Ashford, for the size of its population has a phenomenal number of churches (something at work here, perhaps?), so there’s plenty of options to try.

There are a few things which influence the church we’re going to go to:
1)  we need the church to be a member of the Churches Together in Ashford partnership (this is important for primary school places);
2) we want it to be within about 15 minutes of home (means we get integrated into the local community, actions undertaken by the church for the community should be taking place where we can actually see the results, increases our chances of making friends in the local area, also means my husband can stay in bed later on a Sunday morning);
3) we’re looking for a service as similar to St Mark’s (and indeed my previous churches The Bible Talks at Christchurch Mayfair and Holy Trinity Brussels): liberal evangelical, encouraging thought, questioning, Bible-based preaching, catchy music…

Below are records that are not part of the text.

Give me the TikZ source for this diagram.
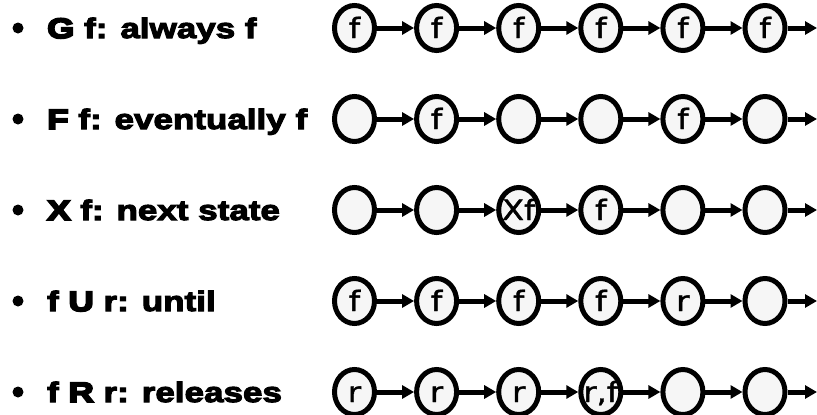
\documentclass[tikz,border=0pt]{standalone}
\usepackage{fontspec}
\usetikzlibrary{shapes.geometric,arrows.meta}
\setmainfont{Liberation Sans}
\newfontfamily\headfont{Liberation Sans Bold}[FakeBold=4,FakeStretch=1.25]
\newfontfamily\opfont{Liberation Sans Bold}[FakeBold=7,FakeStretch=1.25]
\newfontfamily\statefont{DejaVu Sans}[FakeBold=1.5,FakeStretch=1.15]
\definecolor{statefill}{HTML}{F6F6F6}
\newcommand{\stlabel}[1]{\makebox[0pt]{\smash{\raisebox{-10pt}{\statefont\fontsize{28}{28}\selectfont #1}}}}
\tikzset{
  state/.style={ellipse, draw=black, fill=statefill, line width=5pt,
    minimum width=40pt, minimum height=45pt, inner sep=0pt},
  trans/.style={line width=5pt, -{Triangle[length=12pt,width=13pt]}},
  heading/.style={anchor=base west, inner sep=0pt, font=\headfont\fontsize{28}{28}\selectfont},
  bulletdot/.style={circle, fill=black, minimum size=11pt, inner sep=0pt},
}
\begin{document}
\begin{tikzpicture}[x=1pt,y=-1pt]
\useasboundingbox (0,0) rectangle (817,415);
% the five temporal operators, one row each
\foreach \row/\txt/\labs in {
  1/{{\opfont G} f: always f}/{f,f,f,f,f,f},
  2/{{\opfont F} f: eventually f}/{{},f,{},{},f,{}},
  3/{{\opfont X} f: next state}/{{},{},Xf,f,{},{}},
  4/{f {\opfont U} r: until}/{f,f,f,f,r,{}},
  5/{f {\opfont R} r: releases}/{r,r,r,{r,f},{},{}}}{
  \pgfmathsetmacro{\yc}{28+91*(\row-1)}
  \node[bulletdot] (b\row) at (18,\yc) {};
  \node[heading] (h\row) at (47,\yc+10) {\txt};
  \foreach \lab [count=\c] in \labs {
    \node[state] (s\row-\c) at ({354.5+82.1*(\c-1)},\yc) {\stlabel{\lab}};
  }
  \foreach \c [evaluate=\c as \n using int(\c+1)] in {1,...,5} {
    \draw[trans] (s\row-\c) -- (s\row-\n);
  }
  \coordinate (e\row) at (817,\yc);
  \draw[trans] (s\row-6) -- (e\row);
}
\end{tikzpicture}
\end{document}
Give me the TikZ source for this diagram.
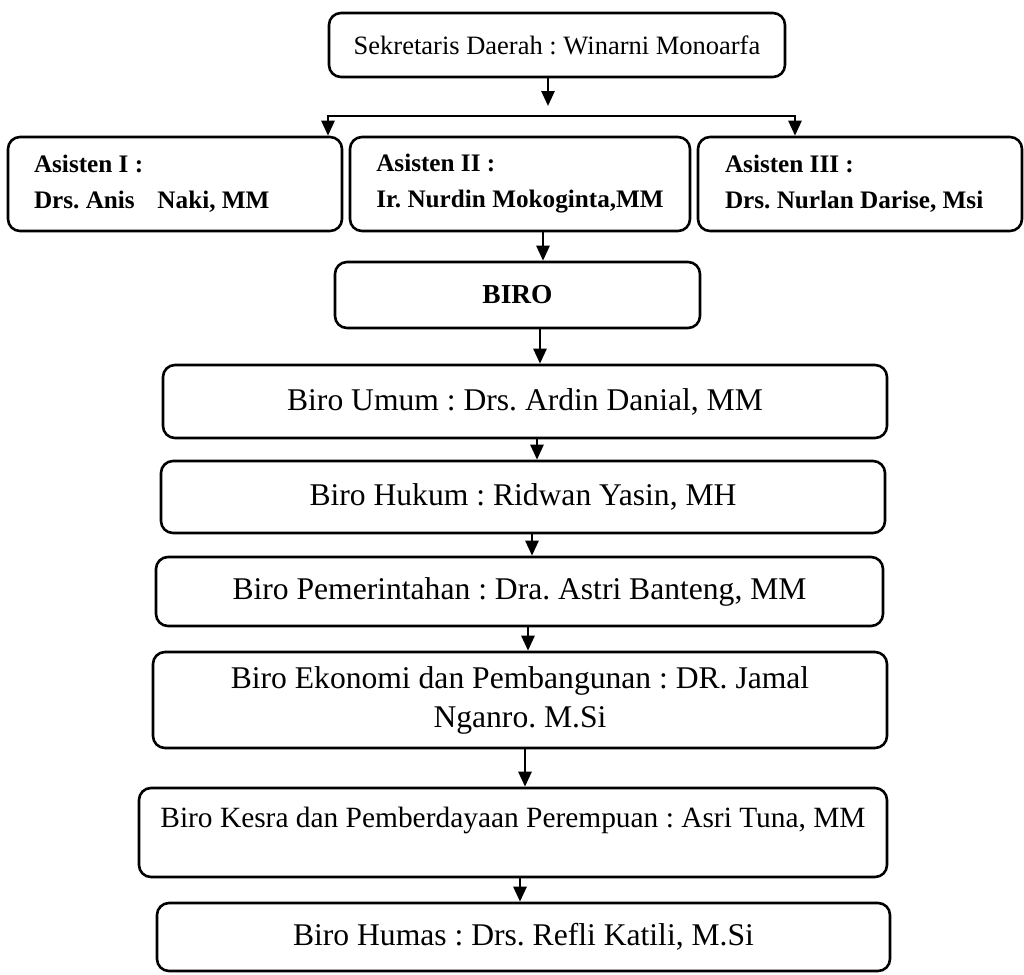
\documentclass[tikz,border=0pt]{standalone}
\usepackage{fontspec}
\setmainfont{Liberation Serif}
\usetikzlibrary{arrows.meta}
\frenchspacing

\begin{document}
\begin{tikzpicture}[x=0.5pt,y=-0.5pt]
\tikzset{
  box/.style={draw,rounded corners=6pt,line width=1.3pt,inner sep=0pt,align=center},
  asisten/.style={box,align=left,font=\fontsize{12.6}{18}\selectfont\bfseries,minimum height=47pt},
  biro/.style={box,font=\fontsize{15.8}{19.5}\selectfont},
  >={Triangle[length=7.5pt,width=6.5pt]},
  arr/.style={line width=1.3pt,->}
}
\path[use as bounding box,fill=white] (0,0) rectangle (1024,975);

\node[box,font=\fontsize{13.25}{16}\selectfont,minimum width=228pt,minimum height=32pt] (sek) at (557,45) {Sekretaris Daerah : Winarni Monoarfa};

\node[asisten,minimum width=167pt] (as1) at (175,184) {\makebox[141pt][l]{Asisten I :}\\Drs. Anis\hspace{0.9em}Naki, MM};
\node[asisten,minimum width=170pt] (as2) at (520,184) {\makebox[143pt][l]{Asisten II :}\\Ir. Nurdin Mokoginta,MM};
\node[asisten,minimum width=162pt] (as3) at (860,184) {\makebox[135pt][l]{Asisten III :}\\Drs. Nurlan Darise, Msi};

\node[box,font=\fontsize{13.7}{16}\selectfont\bfseries,minimum width=182.5pt,minimum height=33pt] (biro) at (517.5,295) {BIRO};

\node[biro,minimum width=362pt,minimum height=36.5pt] (umum) at (525,401.5) {Biro Umum : Drs. Ardin Danial, MM};
\node[biro,minimum width=362pt,minimum height=36pt] (hukum) at (523,497) {Biro Hukum : Ridwan Yasin, MH};
\node[biro,minimum width=363.5pt,minimum height=34.5pt] (pem) at (519.5,591.5) {Biro Pemerintahan : Dra. Astri Banteng, MM};
\node[biro,minimum width=367pt,minimum height=48pt] (eko) at (520,700) {Biro Ekonomi dan Pembangunan : DR. Jamal\\Nganro. M.Si};
\node[biro,font=\fontsize{14.7}{18}\selectfont,text depth=15.7pt,minimum width=374pt,minimum height=44.5pt] (kesra) at (513,832.5) {Biro Kesra dan Pemberdayaan Perempuan : Asri Tuna, MM};
\node[biro,minimum width=366.5pt,minimum height=34pt] (humas) at (523.5,937) {Biro Humas : Drs. Refli Katili, M.Si};

\coordinate (split) at (548,106);
\coordinate (busl) at (328,116);
\coordinate (busr) at (795,116);
\draw[arr] (sek.south -| split) -- (split);
\draw[line width=1.3pt,<->] (busl |- as1.north) -- (busl) -- (busr) -- (busr |- as3.north);

\draw[arr] ([xshift=11.5pt]as2.south) -- ([xshift=11.5pt]as2.south |- biro.north);
\draw[arr] ([xshift=11.25pt]biro.south) -- ([xshift=11.25pt]biro.south |- umum.north);
\draw[arr] ([xshift=6pt]umum.south) -- ([xshift=6pt]umum.south |- hukum.north);
\draw[arr] ([xshift=4.5pt]hukum.south) -- ([xshift=4.5pt]hukum.south |- pem.north);
\draw[arr] ([xshift=4.25pt]pem.south) -- ([xshift=4.25pt]pem.south |- eko.north);
\draw[arr] ([xshift=2.5pt]eko.south) -- ([xshift=2.5pt]eko.south |- kesra.north);
\draw[arr] ([xshift=3.5pt]kesra.south) -- ([xshift=3.5pt]kesra.south |- humas.north);
\end{tikzpicture}
\end{document}
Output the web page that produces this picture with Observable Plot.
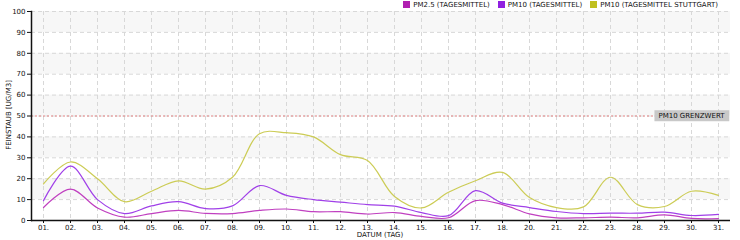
<!DOCTYPE html>
<html><head><meta charset="utf-8">
<script src="https://cdn.jsdelivr.net/npm/d3@7"></script>
<script src="https://cdn.jsdelivr.net/npm/@observablehq/plot@0.6"></script>
<style>
body{margin:0;background:#fff;}
#wrap{position:relative;width:740px;height:240px;font-family:"DejaVu Sans",sans-serif;color:#111;}
#legend{position:absolute;z-index:2;top:1px;right:22px;display:flex;gap:8px;font-size:7px;line-height:9px;text-transform:uppercase;}
#legend span.sw{display:inline-block;width:7px;height:7px;margin-right:3px;vertical-align:-1px;}
.title{position:absolute;z-index:2;font-size:7px;line-height:8px;text-transform:uppercase;white-space:nowrap;}
</style></head><body><div id="wrap"><div id="legend"></div></div>
<script>
const days = ["01.","02.","03.","04.","05.","06.","07.","08.","09.","10.","11.","12.","13.","14.","15.","16.","17.","18.","20.","21.","22.","23.","28.","29.","30.","31."];
const pm25 = [6.2,15,6,1.6,3.3,4.8,3.4,3.3,4.8,5.5,4.2,4.2,3.1,3.8,2,1.3,9.5,7.6,3.2,1.3,1.3,1.6,1.3,2.7,1,0.9];
const pm10 = [9.5,26,10,3.3,7,9,5.7,7,16.7,12,10,8.8,7.6,6.9,3.8,2.3,14.3,8.3,6.2,4.3,3.3,3.5,3.5,4,2.4,2.9];
const pm10Stuttgart = [17.5,28,20,9,14,19,15,20.7,41.5,42,40,31.5,28.7,11.5,6,13.5,19,23,11,6.2,6.5,20.7,7.6,6.7,14,12];
const seriesNames = ["PM2.5 (Tagesmittel)","PM10 (Tagesmittel)","PM10 (Tagesmittel Stuttgart)"];
const seriesColors = ["#c040c0","#a040e8","#cccc55"];
const swatchColors = ["#b020b0","#9020e0","#c0c020"];
const yTicks = [0,10,20,30,40,50,60,70,80,90,100];
const bands = [[10,20],[30,40],[50,60],[70,80],[90,100]];
const limit = 50;
const limitLabel = "PM10 Grenzwert";
const xTitle = "Datum (Tag)";
const yTitle = "Feinstaub [ug/m3]";

const data = [];
[pm25, pm10, pm10Stuttgart].forEach((arr, s) => arr.forEach((v, i) => data.push({day: days[i], value: v, series: seriesNames[s]})));

const chart = Plot.plot({
  width: 740, height: 240,
  marginLeft: 31, marginRight: 10, marginTop: 11, marginBottom: 20,
  style: {fontFamily: '"DejaVu Sans", sans-serif', fontSize: "7px", color: "#111", background: "white", overflow: "visible"},
  x: {type: "point", domain: days, padding: 0.44, label: null},
  y: {domain: [0, 100], label: null},
  color: {domain: seriesNames, range: seriesColors},
  marks: [
    Plot.rect(bands, {y1: d => d[0], y2: d => d[1], fill: "#f7f7f7"}),
    Plot.gridY(yTicks, {stroke: "#d8d8d8", strokeOpacity: 1, strokeDasharray: "4,3"}),
    Plot.gridX({stroke: "#d8d8d8", strokeOpacity: 1, strokeDasharray: "4,3"}),
    Plot.ruleY([limit], {stroke: "#e08080", strokeDasharray: "2,2"}),
    Plot.line(data, {x: "day", y: "value", stroke: "series", curve: "catmull-rom", strokeWidth: 1.2}),
    Plot.axisY(yTicks, {tickSize: 4, tickPadding: 2, label: null}),
    Plot.axisX({tickSize: 3, tickPadding: 2, label: null}),
    Plot.ruleY([0], {stroke: "#111", strokeWidth: 1.5}),
    Plot.frame({anchor: "left", stroke: "#111", strokeWidth: 1.5}),
    Plot.text([{d: days[days.length - 2], v: limit}], {x: "d", y: "v", text: () => limitLabel.toUpperCase(), fill: "#111", className: "limitlabel"})
  ]
});
chart.querySelectorAll("text").forEach(t => { if (t.textContent) t.textContent = t.textContent.toUpperCase(); });
const wrap = document.getElementById("wrap");
chart.style.position = "absolute"; chart.style.left = "0"; chart.style.top = "0"; chart.style.zIndex = "1";
wrap.appendChild(chart);

// box behind limit label
const lt = chart.querySelector(".limitlabel text");
if (lt) {
  const b = lt.getBBox();
  const r = document.createElementNS("http://www.w3.org/2000/svg", "rect");
  r.setAttribute("x", b.x - 4); r.setAttribute("y", b.y - 2);
  r.setAttribute("width", b.width + 8); r.setAttribute("height", b.height + 3);
  r.setAttribute("fill", "#c8c8c8");
  const tr = lt.getAttribute("transform");
  if (tr) r.setAttribute("transform", tr);
  lt.parentNode.insertBefore(r, lt);
}

const legend = document.getElementById("legend");
seriesNames.forEach((n, i) => {
  const it = document.createElement("div");
  it.innerHTML = `<span class="sw" style="background:${swatchColors[i]}"></span>${n}`;
  legend.appendChild(it);
});
const xt = document.createElement("div");
xt.className = "title"; xt.textContent = xTitle;
xt.style.left = "380px"; xt.style.top = "231px"; xt.style.transform = "translateX(-50%)";
wrap.appendChild(xt);
const yt = document.createElement("div");
yt.className = "title"; yt.textContent = yTitle;
yt.style.left = "9px"; yt.style.top = "115px"; yt.style.transform = "translate(-50%,-50%) rotate(-90deg)";
wrap.appendChild(yt);
</script>
</body></html>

4) we’re looking for a welcoming, friendly, mixed age service, with good children’s groups;
5) I’m looking for a homegroup that is on a day I can attend and where my son is also welcome… or where I have the possibility of setting one up that runs like that…

Two further thoughts.
Firstly , we heard this morning (more of which in a seperate post) that churches preaching to unbelievers need really good sermons, and churches preaching to believers need really good prayers.  My problem is that I still need both, not because I’m an unbeliever, but because I still pray for help with my unbelief…
Secondly, CS Lewis in the Screwtape letters and in setting out the fundamentals of Mere Christianity really goes to town on the idea that you should go to the nearest church of whatever domination and congregation, and not seek a church full of people like you.
Well, possibly. But it’s easier to get my husband to come to church at all when he feels like he belongs.